Sweet blog reader, right now I feel like my old sense of self is being liquified. I can’t seem to grab hold of my identity and solidify it like I always pretended to in the past. I can’t figure anything out. Am I a singer? A writer? A woman? A child? A lover? A lion? A healer? A poet? A plum? A friend? A freak? A cloud? A song? A name? Maybe I’m all of it, and nothing. And maybe it doesn’t matter. It just seems like there are certain times when we’re asked to let go of an outgrown way of life and open to something new. But in order for that process to unfold, we have to drop all of the things that stand in our way and allow the intelligence of life to transform us into the fully flowered beings we are destined to be.
It’s at times like these that all we can do is offer everything into the cosmic fire and keep letting go. In Sanskrit there is a word called svaha. Svaha is an exclamation that essentially means, “so be it” or “all hail”. It’s an expression of offering and release. When I really don’t know what the f%*k is going on and all of my conceptions are snapping like dry twigs, I can’t think of anything better to say than svaha. It’s sort of like telling the universe, “I don’t know anything, so I’m throwing everything into your compassionate inferno: Endless failures. Svaha! Praise or blame. Svaha! Lost love. Svaha! Blocked creative energy. Svaha!Joy, jealousy, sorrow, and success. Svaha! Purity and pollution. Svaha! Humility and arrogance, pain and pleasure, self and no-self. Svaha!”
I realize this may sound a little heavy, but from my perspective it’s not. It’s just the natural evolution of life—creation, preservation, and dissolution. Even though it hurts beyond words sometimes, the dissolution phase has to be honored, too. If you look really closely, you can see that a new light, a new creation, is hiding just beneath the surface of whatever is falling away. A snake only sheds its skin when a new skin has already grown underneath it. When it’s time to evolve into something bigger, the snake has to shed its old layers. If it doesn’t it will suffer greatly, and maybe even die. We, too, are like the snake—we have to let go of our worn-out self-concepts and attachments. And we have to trust that, as we endure the painful process of letting go, a beautiful new reality is already there, waiting for us to step into it.
When I look with honest eyes, sometimes I can see a new life for myself. I can see an existence where I don’t berate my heart for being human and I don’t divide my being into “good” and “bad”. I can see a reality where I embody love—not just as a platitude, but as a lived experience. Not just as an idea, but as a vibration that permeates everything. I can see a world that mirrors back the beauty that I am instead of the lies that my mind conjures up to stay safe and small. In truth, this new life already exists in the space between my thoughts. It exists in the center of this very moment. And it exists when I drop my efforts to be someone special who is trying to get somewhere. Where could I possibly go? The only real destination is here.

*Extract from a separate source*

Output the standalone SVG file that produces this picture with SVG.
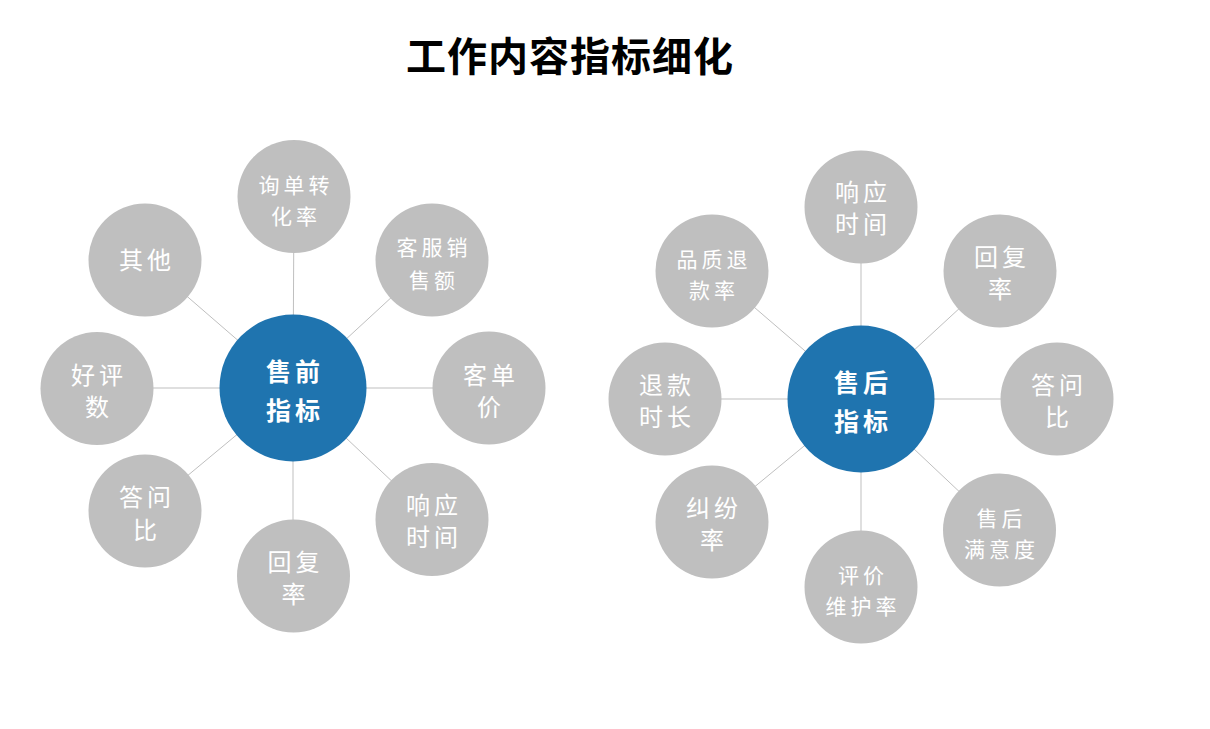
<svg xmlns="http://www.w3.org/2000/svg" width="1210" height="729" viewBox="0 0 1210 729">
<style>
.bg{fill:#FFFFFF}
.title{font-family:"Noto Sans CJK SC","Liberation Sans",sans-serif;font-weight:700;font-size:40px;fill:#000000;letter-spacing:1px}
.hub{fill:#1F74AF}
.sat{fill:#BFBFBF}
.hubt{font-family:"Noto Sans CJK SC","Liberation Sans",sans-serif;font-weight:700;font-size:25px;fill:#FFFFFF;letter-spacing:4px}
.big{font-family:"Noto Sans CJK SC","Liberation Sans",sans-serif;font-size:24px;fill:#FFFFFF;letter-spacing:4px}
.sm{font-family:"Noto Sans CJK SC","Liberation Sans",sans-serif;font-size:21px;fill:#FFFFFF;letter-spacing:4px}
.conn line{stroke:#BFBFBF;stroke-width:1}
text{text-anchor:middle}
</style>
<rect class="bg" x="0" y="0" width="1210" height="729"/>
<text class="title" x="570" y="71">工作内容指标细化</text>

<g id="connectors" class="conn">
  <line x1="293" y1="388" x2="294" y2="196"/>
  <line x1="293" y1="388" x2="432" y2="260"/>
  <line x1="293" y1="388" x2="489" y2="388"/>
  <line x1="293" y1="388" x2="432" y2="519"/>
  <line x1="293" y1="388" x2="293" y2="576"/>
  <line x1="293" y1="388" x2="145" y2="511"/>
  <line x1="293" y1="388" x2="97" y2="388"/>
  <line x1="293" y1="388" x2="145" y2="260"/>
  <line x1="861" y1="399" x2="861" y2="207"/>
  <line x1="861" y1="399" x2="1000" y2="271"/>
  <line x1="861" y1="399" x2="1057" y2="399"/>
  <line x1="861" y1="399" x2="1000" y2="530"/>
  <line x1="861" y1="399" x2="861" y2="587"/>
  <line x1="861" y1="399" x2="712" y2="522"/>
  <line x1="861" y1="399" x2="665" y2="399"/>
  <line x1="861" y1="399" x2="712" y2="271"/>
</g>

<g id="pre-hub"><circle class="hub" cx="293" cy="388" r="73.5"/><text class="hubt" x="295" y="381">售前</text><text class="hubt" x="295" y="420">指标</text></g>
<g id="pre-n"><circle class="sat" cx="294" cy="196.5" r="56.5"/><text class="sm" x="296" y="193">询单转</text><text class="sm" x="296" y="224">化率</text></g>
<g id="pre-ne"><circle class="sat" cx="432" cy="260" r="56.5"/><text class="sm" x="434" y="255">客服销</text><text class="sm" x="434" y="288">售额</text></g>
<g id="pre-e"><circle class="sat" cx="489" cy="388" r="56.5"/><text class="big" x="491" y="384">客单</text><text class="big" x="491" y="416">价</text></g>
<g id="pre-se"><circle class="sat" cx="432" cy="519.5" r="56.5"/><text class="big" x="434" y="514">响应</text><text class="big" x="434" y="546">时间</text></g>
<g id="pre-s"><circle class="sat" cx="293.5" cy="576" r="56.5"/><text class="big" x="295.5" y="571">回复</text><text class="big" x="295.5" y="603">率</text></g>
<g id="pre-sw"><circle class="sat" cx="145" cy="511" r="56.5"/><text class="big" x="147" y="506">答问</text><text class="big" x="147" y="539">比</text></g>
<g id="pre-w"><circle class="sat" cx="97" cy="388.5" r="56.5"/><text class="big" x="99" y="384">好评</text><text class="big" x="99" y="416">数</text></g>
<g id="pre-nw"><circle class="sat" cx="145" cy="260" r="56.5"/><text class="big" x="147" y="269">其他</text></g>

<g id="post-hub"><circle class="hub" cx="861" cy="399" r="73.5"/><text class="hubt" x="863" y="392">售后</text><text class="hubt" x="863" y="431">指标</text></g>
<g id="post-n"><circle class="sat" cx="861" cy="207" r="56.5"/><text class="big" x="863" y="201">响应</text><text class="big" x="863" y="233">时间</text></g>
<g id="post-ne"><circle class="sat" cx="1000" cy="271" r="56.5"/><text class="big" x="1002" y="266">回复</text><text class="big" x="1002" y="298">率</text></g>
<g id="post-e"><circle class="sat" cx="1057" cy="399" r="56.5"/><text class="big" x="1059" y="394">答问</text><text class="big" x="1059" y="426">比</text></g>
<g id="post-se"><circle class="sat" cx="999.5" cy="530" r="56.5"/><text class="sm" x="1001.5" y="526">售后</text><text class="sm" x="1001.5" y="557">满意度</text></g>
<g id="post-s"><circle class="sat" cx="861" cy="587" r="56.5"/><text class="sm" x="863" y="583">评价</text><text class="sm" x="863" y="614">维护率</text></g>
<g id="post-sw"><circle class="sat" cx="712" cy="522" r="56.5"/><text class="big" x="714" y="517">纠纷</text><text class="big" x="714" y="549">率</text></g>
<g id="post-w"><circle class="sat" cx="665" cy="399" r="56.5"/><text class="big" x="667" y="394">退款</text><text class="big" x="667" y="426">时长</text></g>
<g id="post-nw"><circle class="sat" cx="712" cy="271" r="56.5"/><text class="sm" x="714" y="267">品质退</text><text class="sm" x="714" y="298">款率</text></g>
</svg>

Right now I don’t have much to offer but the messy madness of my journey. In this story, there is a woman. She likes to forget herself and sing. She likes to feel things deeply, drink tea, write crazy blogs, and listen to the rain. She likes to read about saints, wear red, and play with her hair. She doesn’t know what will happen in the next chapter of her book, but she’s doing her best to stop grasping and let it be revealed.
There you have it, sweet blog reader. Do you know that I love you? I do. That may sound like bullshit, but I think we both know there’s a place deep inside where all of us are madly in love with each other. Let’s hang out there for a while. Or forever.